A clip from CBC outlining the property tax increases being presented across Canada.

I also want to remind folks that the City has Property Tax Increase Deferral and Cancellation Programs for seniors and others living on fixed incomes. If you have questions or need support applying for this program, my office is always available.

Now, let's talk about the one outstanding item. We continue to call on the Federal government to cover the cost of Federal refugees stuck in our shelter system. We are doing all we can to settle and house these new residents, but the number of refugee claimants moving through the City's system has increased from the usual 500 to over 5800. This is the result of Federal policies, which means the $250 million required annually to serve and settle these refugees is squarely a Federal responsibility.

The Mayor has been working hard to get an answer from the Feds on this issue for months now. If the Federal government does not make a decision on how to proceed by the time we wrap up this Budget process, we will have to ask staff to bring forward an additional 6% Federal Impacts Levy to cover the cost, or risk devastating cuts that will make our city less safe and increase congestion.

Federal refugees outside of an overcapacity shelter on Peter Street last summer.

Long-time readers of this E-Blast know that there is another conversation we need to have, and that revolves around the fact that, ultimately, a city of our size should not be relying on property tax alone to fund the wide array of services we now offer. Last year, City staff released a new Long-Term Financial Plan that spelled out a number of routes we can take to address our structural financial challenges. Conversations with our Provincial partners continue on some of the long-term tools we need to put our city on a path to true financial stability. I also hope to see us reach a New Deal with our Federal counterparts, as we were so grateful to have reached with the Province last year.

This Budget launch is just the beginning of the budget process. This year, that includes more opportunities than ever before for you to engage and share your feedback. I'll be joining Mayor Chow to host three city-wide Telephone Town Halls next week. I'll also be joining Budget Town Halls across the City and hosting our very own Town Hall here in Don Valley North on Monday, February 5th (more details below the column). Of course, there is also the usual series of public deputations and you can always submit your comments by emailing the Budget Committee or my office. You can find more information about how to get involved using the buttons below, and also find all of the Budget documents and presentations. This is a fully transparent process.

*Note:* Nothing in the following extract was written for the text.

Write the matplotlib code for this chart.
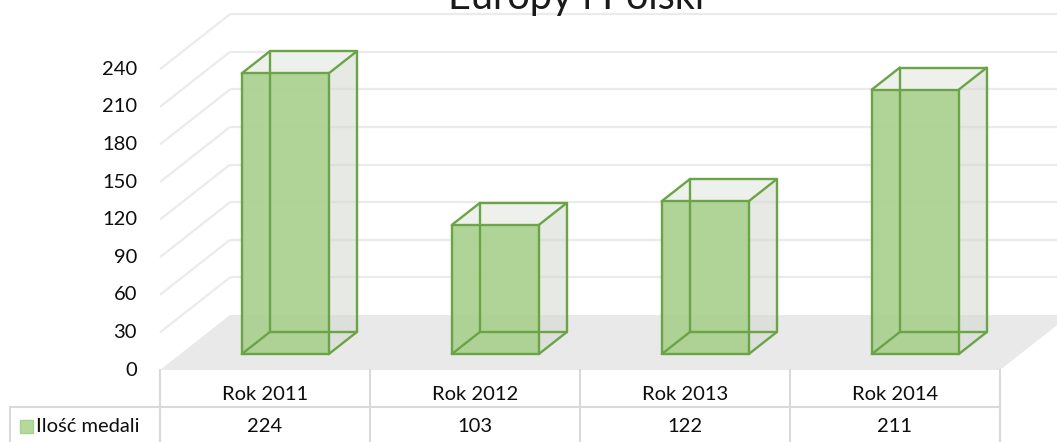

I know that folks have real concerns about affordability these days. When times are tough, people need to be able to count on their city to deliver and protect the services they rely on most. I firmly believe that we can't keep pushing off our financial struggles for future Councils and future generations to deal with. As I always say, I want to build a city that my grandkids can proudly call home and one that gives them all the supports they need to succeed. That is what this Budget aims to do: preserve the most essential services, finally dig Toronto out of the hole we've been sitting in for far too long, and get our city back on track.



Over the past few weeks, my office has receive a number of emails and calls about City Council's decision to rename Yonge-Dundas Square. I want to reiterate the full details so that you understand where I stand and what is happening next.

Mayor Chow led City Council in shelving the previous $13-million proposal to rename Dundas Street in light of our significant financial challenges.

While Yonge-Dundas Square is being renamed, the cost will be entirely paid for by Section 37 funds from the local ward, which are collected from developers and must be spent on local capital projects. It will have zero impact on our operating budget and is not being paid for by your tax dollars.

I voted in favour of this much more modest proposal as it balances our financial reality and the need for prudent spending with our City's commitment to confronting anti-Black racism and building a more inclusive and equitable city.